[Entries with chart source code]
□ □ □ □ □

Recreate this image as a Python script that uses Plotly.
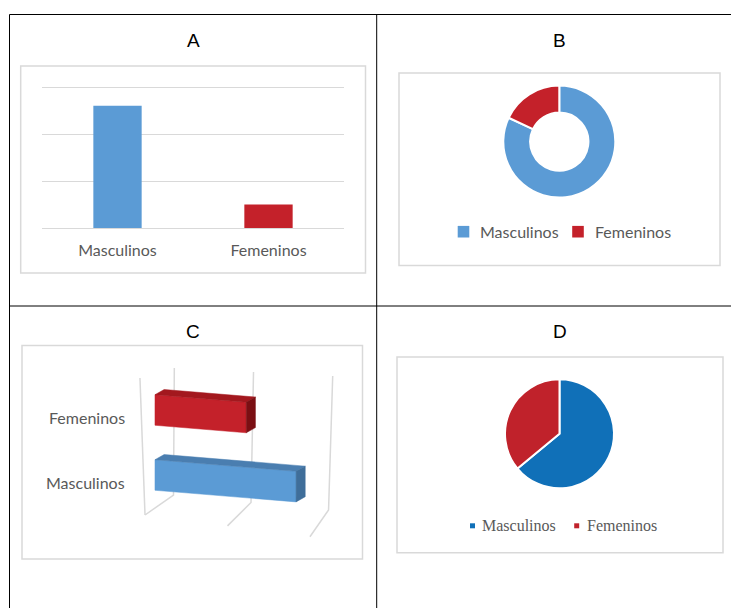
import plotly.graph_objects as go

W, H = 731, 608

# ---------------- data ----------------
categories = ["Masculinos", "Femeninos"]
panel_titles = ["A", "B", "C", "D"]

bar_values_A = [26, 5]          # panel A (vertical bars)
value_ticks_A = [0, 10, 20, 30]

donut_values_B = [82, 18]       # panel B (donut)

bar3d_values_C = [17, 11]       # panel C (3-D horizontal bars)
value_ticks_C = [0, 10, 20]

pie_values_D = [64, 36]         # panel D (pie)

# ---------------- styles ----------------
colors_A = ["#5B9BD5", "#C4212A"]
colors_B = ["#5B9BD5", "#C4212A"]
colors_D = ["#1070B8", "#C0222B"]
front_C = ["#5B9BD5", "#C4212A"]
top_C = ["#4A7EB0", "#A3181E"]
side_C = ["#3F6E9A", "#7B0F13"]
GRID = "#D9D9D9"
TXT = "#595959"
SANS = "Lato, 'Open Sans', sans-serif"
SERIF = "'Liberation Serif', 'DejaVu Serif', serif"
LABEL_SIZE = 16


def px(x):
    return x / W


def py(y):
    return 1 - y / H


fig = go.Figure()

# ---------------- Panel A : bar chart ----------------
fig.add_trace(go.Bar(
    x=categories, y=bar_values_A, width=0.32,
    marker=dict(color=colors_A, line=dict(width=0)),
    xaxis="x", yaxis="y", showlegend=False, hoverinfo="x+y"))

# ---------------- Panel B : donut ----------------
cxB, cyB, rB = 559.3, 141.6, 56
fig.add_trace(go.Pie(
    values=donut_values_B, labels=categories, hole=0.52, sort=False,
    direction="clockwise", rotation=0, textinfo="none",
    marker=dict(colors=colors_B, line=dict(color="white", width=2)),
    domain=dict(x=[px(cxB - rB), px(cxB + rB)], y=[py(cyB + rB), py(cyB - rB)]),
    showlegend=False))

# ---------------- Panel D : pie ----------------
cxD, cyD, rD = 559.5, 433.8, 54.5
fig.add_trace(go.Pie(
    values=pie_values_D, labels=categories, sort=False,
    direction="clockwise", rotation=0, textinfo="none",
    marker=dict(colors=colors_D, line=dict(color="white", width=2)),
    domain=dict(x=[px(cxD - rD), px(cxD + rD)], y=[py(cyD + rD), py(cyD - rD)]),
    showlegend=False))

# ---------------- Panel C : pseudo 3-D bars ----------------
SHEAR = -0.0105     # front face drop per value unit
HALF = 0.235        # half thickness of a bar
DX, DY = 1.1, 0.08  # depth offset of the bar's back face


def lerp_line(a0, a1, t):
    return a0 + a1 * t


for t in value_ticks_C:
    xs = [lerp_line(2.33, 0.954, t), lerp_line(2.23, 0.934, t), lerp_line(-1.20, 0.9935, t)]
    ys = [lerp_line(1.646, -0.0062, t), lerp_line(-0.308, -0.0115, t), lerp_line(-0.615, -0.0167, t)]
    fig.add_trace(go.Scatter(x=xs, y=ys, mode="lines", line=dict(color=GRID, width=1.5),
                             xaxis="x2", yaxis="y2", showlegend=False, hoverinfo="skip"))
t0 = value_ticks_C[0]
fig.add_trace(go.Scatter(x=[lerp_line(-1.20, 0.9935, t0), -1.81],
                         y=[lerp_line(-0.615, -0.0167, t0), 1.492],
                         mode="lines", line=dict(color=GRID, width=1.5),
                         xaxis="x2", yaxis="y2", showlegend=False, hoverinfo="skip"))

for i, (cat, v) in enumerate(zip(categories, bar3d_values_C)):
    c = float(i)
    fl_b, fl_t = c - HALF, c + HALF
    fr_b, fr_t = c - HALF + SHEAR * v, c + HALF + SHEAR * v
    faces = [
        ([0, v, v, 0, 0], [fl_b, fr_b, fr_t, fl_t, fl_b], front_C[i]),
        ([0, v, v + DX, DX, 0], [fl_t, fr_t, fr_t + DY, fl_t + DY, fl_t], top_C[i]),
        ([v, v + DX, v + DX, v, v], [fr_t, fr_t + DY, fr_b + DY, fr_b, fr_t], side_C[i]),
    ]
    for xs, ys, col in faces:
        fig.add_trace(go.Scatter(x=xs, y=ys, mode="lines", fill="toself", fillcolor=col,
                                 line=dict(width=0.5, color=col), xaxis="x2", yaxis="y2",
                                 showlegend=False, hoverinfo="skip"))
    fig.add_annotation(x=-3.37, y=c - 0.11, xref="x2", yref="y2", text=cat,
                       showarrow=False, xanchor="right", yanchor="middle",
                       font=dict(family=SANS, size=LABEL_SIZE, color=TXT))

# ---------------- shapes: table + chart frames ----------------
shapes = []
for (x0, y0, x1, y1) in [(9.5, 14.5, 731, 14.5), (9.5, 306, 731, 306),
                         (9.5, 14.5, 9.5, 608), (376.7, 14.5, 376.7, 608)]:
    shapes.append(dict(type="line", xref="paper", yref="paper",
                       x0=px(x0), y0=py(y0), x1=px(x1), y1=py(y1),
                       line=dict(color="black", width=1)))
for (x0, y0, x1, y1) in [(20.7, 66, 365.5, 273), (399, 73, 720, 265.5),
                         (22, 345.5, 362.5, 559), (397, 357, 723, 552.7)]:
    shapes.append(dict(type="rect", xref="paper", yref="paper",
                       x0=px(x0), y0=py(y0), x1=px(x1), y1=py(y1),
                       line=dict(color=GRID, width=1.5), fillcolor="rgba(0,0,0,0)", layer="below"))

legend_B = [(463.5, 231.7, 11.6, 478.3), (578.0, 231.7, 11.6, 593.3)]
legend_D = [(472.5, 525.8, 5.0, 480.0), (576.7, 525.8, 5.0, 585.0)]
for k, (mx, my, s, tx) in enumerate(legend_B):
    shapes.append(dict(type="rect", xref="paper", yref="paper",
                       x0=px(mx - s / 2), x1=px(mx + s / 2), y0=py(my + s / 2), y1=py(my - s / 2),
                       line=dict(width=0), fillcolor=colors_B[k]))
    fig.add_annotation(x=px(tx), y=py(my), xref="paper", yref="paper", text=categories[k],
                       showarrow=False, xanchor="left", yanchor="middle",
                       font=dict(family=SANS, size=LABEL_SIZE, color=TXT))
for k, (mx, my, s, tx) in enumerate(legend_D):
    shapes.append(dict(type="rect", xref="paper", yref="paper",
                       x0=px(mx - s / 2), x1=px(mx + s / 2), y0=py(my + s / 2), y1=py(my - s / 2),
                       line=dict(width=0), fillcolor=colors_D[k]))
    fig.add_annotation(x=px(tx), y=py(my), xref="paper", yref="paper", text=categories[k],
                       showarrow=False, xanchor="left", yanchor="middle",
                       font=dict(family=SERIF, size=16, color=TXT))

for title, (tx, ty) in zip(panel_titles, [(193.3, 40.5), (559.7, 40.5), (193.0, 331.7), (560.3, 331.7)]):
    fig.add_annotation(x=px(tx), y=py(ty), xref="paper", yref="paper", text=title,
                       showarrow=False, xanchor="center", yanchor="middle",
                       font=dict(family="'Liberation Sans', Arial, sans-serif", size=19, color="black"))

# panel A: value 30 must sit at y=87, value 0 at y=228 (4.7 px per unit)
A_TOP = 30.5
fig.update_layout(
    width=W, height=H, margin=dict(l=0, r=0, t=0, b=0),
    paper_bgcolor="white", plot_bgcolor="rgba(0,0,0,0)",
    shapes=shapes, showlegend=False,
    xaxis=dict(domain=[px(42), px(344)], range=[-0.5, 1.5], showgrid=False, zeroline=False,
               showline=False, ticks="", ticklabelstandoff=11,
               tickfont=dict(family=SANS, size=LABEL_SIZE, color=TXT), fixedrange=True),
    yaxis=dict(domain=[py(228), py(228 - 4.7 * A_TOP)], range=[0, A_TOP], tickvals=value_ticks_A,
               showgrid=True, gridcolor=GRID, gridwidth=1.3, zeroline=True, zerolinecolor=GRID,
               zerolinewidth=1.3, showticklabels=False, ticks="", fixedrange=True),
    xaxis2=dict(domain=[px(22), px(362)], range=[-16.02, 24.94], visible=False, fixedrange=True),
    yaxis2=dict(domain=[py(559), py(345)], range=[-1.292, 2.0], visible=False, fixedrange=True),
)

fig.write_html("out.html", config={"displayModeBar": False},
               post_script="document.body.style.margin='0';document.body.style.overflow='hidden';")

□ □ □ □ □

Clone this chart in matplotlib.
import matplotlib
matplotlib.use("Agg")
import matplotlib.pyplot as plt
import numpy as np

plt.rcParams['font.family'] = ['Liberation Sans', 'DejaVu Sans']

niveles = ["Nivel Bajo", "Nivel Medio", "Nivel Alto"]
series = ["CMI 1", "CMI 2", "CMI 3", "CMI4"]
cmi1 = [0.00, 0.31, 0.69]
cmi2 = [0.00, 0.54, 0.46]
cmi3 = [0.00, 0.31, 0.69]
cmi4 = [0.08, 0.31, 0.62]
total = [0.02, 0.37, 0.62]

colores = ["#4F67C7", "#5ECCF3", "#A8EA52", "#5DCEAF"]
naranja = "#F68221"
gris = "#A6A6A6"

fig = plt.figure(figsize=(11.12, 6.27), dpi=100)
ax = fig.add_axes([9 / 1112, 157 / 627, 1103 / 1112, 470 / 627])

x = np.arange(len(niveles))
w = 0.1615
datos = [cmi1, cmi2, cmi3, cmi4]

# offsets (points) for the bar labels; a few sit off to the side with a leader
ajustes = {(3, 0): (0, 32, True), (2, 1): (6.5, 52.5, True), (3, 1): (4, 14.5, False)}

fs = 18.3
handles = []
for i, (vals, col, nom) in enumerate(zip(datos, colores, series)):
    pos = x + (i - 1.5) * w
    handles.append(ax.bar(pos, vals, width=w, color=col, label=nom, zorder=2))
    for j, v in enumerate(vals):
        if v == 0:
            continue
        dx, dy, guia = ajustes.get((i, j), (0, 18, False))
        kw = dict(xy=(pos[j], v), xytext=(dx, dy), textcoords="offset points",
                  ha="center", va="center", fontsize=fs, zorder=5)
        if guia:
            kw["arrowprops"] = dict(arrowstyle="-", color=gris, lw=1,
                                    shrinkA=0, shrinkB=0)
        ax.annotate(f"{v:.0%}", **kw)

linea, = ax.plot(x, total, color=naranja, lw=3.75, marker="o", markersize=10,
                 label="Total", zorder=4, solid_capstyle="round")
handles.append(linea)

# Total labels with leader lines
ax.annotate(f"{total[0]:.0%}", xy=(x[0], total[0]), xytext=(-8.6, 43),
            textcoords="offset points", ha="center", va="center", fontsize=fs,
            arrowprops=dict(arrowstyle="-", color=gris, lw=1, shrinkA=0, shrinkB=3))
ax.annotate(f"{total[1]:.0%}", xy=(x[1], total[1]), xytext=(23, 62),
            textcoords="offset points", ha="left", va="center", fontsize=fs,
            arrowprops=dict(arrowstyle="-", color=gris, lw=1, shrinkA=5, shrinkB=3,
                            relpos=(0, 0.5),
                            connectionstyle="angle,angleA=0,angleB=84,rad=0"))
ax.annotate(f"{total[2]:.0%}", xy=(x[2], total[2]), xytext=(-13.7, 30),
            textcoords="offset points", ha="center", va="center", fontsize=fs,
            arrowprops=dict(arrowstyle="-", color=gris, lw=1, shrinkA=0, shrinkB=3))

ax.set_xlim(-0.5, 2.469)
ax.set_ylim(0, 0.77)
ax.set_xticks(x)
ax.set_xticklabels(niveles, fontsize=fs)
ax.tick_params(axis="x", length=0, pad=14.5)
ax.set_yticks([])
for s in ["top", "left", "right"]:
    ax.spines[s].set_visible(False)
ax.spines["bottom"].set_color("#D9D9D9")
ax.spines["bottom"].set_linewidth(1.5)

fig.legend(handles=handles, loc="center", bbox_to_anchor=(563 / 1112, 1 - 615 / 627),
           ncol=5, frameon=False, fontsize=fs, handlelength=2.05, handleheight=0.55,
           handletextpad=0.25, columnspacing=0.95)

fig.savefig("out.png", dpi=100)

□ □ □ □ □

**Task prompt**
Above are the records. Copy word for word only their lines from the one holding "Recreate this image" through the one holding "pie_values_D = [64, 36]", both included, and skip the images.

**Problem solution**
Recreate this image as a Python script that uses Plotly.
import plotly.graph_objects as go

W, H = 731, 608

# ---------------- data ----------------
categories = ["Masculinos", "Femeninos"]
panel_titles = ["A", "B", "C", "D"]

bar_values_A = [26, 5]          # panel A (vertical bars)
value_ticks_A = [0, 10, 20, 30]

donut_values_B = [82, 18]       # panel B (donut)

bar3d_values_C = [17, 11]       # panel C (3-D horizontal bars)
value_ticks_C = [0, 10, 20]

pie_values_D = [64, 36]         # panel D (pie)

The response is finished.